YOUR INSTRUCTIONS: Exactly retype the lines of the material from its first line to the line with "from bokeh.resources import INLINE", including both.

INFORMATION SUPPLIED:

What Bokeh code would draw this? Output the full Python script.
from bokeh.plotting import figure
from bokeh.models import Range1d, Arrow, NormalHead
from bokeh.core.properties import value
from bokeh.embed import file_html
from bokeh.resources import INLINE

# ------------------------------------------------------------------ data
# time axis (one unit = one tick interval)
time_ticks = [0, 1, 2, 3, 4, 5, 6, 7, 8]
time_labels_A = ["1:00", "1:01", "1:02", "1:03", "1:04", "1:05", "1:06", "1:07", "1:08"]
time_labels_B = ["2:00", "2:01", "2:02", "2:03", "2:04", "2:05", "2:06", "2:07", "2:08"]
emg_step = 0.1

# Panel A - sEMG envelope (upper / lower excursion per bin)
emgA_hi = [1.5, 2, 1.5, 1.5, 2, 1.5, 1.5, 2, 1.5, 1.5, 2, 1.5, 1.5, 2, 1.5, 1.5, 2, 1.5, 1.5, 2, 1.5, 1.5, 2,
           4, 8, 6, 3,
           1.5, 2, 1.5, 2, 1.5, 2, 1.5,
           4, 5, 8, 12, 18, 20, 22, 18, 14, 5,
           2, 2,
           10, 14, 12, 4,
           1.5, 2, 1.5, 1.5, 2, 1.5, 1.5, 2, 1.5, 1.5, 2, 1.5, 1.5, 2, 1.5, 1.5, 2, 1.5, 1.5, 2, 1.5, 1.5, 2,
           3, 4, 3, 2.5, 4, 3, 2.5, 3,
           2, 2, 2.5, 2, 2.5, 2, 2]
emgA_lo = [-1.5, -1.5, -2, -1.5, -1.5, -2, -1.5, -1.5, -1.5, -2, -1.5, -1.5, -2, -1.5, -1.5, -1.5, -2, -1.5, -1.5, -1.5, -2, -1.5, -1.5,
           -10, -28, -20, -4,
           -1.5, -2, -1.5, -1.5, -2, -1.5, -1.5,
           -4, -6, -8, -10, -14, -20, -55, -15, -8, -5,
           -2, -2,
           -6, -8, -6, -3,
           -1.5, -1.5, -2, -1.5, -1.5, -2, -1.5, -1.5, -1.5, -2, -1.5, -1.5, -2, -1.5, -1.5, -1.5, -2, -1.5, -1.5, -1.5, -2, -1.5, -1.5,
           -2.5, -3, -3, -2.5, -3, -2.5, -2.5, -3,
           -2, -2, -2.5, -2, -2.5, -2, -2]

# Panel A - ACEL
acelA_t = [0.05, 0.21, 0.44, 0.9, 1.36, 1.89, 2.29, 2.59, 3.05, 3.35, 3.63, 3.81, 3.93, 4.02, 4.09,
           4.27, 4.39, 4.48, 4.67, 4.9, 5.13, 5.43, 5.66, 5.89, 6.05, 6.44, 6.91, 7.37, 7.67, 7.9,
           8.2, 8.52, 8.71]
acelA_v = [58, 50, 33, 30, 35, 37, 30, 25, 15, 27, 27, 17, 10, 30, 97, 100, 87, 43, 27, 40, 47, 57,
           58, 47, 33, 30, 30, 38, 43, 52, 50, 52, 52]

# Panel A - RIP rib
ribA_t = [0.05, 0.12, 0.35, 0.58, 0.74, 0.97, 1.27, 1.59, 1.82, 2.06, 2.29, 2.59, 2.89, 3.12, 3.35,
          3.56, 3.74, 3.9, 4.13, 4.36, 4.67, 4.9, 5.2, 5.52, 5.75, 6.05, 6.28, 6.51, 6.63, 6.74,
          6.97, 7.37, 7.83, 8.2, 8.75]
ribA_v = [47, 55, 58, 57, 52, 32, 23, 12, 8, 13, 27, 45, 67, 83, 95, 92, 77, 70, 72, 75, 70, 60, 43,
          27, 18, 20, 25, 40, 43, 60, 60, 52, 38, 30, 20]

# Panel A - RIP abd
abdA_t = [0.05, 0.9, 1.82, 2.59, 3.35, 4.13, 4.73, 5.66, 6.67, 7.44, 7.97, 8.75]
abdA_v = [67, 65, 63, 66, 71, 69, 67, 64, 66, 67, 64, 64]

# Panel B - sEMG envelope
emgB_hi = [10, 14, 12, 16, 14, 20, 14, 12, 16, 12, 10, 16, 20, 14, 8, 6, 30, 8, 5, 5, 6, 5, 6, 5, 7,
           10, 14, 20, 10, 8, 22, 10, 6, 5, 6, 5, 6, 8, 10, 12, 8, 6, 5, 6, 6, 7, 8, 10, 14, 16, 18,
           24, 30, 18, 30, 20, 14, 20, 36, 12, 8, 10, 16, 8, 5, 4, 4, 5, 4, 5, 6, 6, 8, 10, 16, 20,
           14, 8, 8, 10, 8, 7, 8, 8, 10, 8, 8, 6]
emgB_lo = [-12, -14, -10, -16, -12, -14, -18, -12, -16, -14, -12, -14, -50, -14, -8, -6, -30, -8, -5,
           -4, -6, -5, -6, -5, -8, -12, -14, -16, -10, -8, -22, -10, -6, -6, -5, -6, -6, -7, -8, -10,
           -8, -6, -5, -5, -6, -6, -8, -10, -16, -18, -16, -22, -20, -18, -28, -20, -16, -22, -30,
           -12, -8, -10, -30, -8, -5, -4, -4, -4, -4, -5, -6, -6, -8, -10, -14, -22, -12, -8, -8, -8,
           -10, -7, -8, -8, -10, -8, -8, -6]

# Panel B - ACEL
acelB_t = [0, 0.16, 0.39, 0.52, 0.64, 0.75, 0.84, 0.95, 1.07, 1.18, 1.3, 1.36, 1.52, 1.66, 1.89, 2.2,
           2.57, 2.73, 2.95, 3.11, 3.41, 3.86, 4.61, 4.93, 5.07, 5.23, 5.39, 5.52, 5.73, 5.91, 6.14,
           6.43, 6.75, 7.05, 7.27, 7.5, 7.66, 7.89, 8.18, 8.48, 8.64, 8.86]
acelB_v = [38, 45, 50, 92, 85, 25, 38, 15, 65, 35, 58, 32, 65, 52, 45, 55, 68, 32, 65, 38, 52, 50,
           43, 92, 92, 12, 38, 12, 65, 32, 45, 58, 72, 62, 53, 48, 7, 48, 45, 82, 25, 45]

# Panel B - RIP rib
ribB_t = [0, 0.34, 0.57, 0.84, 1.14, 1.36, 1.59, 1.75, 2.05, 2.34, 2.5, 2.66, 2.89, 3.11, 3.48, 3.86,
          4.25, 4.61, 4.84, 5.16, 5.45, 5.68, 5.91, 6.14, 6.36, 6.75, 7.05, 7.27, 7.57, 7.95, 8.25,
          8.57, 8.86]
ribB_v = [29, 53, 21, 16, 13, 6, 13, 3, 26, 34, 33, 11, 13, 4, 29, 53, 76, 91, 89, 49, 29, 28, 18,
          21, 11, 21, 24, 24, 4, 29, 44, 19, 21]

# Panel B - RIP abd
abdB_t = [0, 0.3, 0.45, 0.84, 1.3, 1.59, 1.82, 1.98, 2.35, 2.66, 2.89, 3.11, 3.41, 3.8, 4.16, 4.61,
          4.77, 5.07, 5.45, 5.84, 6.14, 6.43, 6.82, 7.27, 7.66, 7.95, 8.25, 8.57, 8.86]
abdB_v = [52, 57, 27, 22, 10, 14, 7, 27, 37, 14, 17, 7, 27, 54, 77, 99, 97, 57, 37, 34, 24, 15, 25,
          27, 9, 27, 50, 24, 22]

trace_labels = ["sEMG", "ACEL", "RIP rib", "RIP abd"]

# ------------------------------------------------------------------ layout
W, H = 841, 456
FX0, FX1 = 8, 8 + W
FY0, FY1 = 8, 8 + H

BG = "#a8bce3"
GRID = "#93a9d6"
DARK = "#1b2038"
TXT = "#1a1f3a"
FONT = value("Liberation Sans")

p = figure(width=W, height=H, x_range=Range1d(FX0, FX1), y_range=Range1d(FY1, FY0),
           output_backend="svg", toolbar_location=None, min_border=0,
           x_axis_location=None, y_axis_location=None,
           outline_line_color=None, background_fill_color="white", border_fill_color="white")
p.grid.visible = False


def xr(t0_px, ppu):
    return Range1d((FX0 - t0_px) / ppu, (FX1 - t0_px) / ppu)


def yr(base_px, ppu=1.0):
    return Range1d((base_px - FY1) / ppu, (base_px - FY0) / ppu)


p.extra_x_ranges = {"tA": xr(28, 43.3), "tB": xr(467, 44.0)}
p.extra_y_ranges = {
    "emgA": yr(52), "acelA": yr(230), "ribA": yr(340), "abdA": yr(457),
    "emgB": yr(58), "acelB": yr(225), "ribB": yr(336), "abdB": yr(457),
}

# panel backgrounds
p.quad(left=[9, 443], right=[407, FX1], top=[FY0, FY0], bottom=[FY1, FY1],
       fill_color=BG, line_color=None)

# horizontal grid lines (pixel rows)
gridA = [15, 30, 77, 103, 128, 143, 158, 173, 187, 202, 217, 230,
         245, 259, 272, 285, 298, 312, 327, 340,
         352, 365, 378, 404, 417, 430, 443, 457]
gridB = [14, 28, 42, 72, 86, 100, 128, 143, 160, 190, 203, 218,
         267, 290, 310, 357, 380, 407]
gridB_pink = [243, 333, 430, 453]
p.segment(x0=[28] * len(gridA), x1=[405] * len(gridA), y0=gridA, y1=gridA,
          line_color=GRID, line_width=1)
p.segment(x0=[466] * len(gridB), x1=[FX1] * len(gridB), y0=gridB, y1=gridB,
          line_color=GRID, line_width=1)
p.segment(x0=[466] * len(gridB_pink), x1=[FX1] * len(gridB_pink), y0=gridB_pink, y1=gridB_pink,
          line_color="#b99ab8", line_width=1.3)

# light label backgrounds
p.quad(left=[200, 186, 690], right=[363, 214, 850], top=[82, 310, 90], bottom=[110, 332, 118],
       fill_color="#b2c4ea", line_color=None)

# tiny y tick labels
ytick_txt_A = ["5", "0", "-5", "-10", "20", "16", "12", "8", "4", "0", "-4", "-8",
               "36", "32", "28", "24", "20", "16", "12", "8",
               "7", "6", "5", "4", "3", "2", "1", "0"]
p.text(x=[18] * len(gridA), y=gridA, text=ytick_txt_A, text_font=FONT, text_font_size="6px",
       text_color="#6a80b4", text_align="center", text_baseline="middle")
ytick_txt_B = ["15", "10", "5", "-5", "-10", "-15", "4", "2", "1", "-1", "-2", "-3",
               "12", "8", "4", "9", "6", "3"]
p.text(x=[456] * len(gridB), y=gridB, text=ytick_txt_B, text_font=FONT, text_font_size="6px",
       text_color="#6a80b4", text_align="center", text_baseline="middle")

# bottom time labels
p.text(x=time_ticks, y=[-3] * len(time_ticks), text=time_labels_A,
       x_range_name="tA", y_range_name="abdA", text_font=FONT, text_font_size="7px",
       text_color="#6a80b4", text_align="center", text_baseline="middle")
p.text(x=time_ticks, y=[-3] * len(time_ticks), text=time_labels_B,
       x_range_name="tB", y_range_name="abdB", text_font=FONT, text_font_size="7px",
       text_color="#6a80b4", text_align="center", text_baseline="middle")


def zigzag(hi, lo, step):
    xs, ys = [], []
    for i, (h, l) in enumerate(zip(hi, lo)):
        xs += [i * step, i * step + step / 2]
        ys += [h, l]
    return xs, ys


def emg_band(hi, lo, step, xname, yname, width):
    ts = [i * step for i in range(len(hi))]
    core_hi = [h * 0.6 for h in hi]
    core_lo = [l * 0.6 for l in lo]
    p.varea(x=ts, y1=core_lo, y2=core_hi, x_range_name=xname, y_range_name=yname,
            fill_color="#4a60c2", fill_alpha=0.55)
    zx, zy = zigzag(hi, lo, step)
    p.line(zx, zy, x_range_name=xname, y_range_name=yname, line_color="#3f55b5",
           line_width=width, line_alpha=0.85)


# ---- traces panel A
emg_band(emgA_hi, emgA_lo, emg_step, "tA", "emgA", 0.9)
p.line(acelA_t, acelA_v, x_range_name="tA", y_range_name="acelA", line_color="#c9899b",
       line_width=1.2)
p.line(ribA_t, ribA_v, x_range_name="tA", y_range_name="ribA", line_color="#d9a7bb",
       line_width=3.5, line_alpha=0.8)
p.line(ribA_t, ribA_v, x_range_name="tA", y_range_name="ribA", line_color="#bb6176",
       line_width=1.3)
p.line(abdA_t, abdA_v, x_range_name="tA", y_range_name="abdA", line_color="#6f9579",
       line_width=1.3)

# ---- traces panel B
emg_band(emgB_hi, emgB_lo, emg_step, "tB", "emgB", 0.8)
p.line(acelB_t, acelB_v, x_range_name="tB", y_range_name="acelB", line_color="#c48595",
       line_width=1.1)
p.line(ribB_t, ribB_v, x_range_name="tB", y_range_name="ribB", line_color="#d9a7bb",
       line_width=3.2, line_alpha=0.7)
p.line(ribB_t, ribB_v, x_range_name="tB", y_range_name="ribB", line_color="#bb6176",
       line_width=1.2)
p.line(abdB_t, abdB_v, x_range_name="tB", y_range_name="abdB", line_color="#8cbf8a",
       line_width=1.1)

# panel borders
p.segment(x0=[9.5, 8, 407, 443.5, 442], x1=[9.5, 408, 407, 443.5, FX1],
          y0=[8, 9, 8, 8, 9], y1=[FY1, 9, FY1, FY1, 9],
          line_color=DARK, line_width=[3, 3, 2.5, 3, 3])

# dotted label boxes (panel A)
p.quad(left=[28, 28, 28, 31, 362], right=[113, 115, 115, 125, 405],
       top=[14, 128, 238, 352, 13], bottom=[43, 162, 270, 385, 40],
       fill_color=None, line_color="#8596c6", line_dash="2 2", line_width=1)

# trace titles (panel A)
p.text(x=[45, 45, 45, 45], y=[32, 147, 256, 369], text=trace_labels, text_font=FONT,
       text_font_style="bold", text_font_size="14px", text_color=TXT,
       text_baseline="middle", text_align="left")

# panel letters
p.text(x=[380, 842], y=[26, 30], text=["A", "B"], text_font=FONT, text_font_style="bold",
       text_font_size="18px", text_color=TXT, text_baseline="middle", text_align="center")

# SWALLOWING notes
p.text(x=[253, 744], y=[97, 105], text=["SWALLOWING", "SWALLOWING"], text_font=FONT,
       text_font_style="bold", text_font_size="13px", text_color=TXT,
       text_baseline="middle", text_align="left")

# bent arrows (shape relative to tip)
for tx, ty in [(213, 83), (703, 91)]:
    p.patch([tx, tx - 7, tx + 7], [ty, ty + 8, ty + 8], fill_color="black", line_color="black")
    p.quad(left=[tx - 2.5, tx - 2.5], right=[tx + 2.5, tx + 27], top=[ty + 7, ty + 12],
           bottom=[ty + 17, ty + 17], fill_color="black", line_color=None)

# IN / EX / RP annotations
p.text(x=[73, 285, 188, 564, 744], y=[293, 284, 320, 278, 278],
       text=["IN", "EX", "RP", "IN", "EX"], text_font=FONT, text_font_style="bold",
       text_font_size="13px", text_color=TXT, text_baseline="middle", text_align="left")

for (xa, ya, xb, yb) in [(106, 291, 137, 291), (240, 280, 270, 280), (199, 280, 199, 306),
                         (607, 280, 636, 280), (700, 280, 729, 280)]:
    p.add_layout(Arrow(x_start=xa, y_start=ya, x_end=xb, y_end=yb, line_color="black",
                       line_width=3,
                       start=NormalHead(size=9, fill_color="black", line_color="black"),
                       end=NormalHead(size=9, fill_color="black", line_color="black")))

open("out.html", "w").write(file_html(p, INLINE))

WRITTEN RESPONSE:
What Bokeh code would draw this? Output the full Python script.
from bokeh.plotting import figure
from bokeh.models import Range1d, Arrow, NormalHead
from bokeh.core.properties import value
from bokeh.embed import file_html
from bokeh.resources import INLINE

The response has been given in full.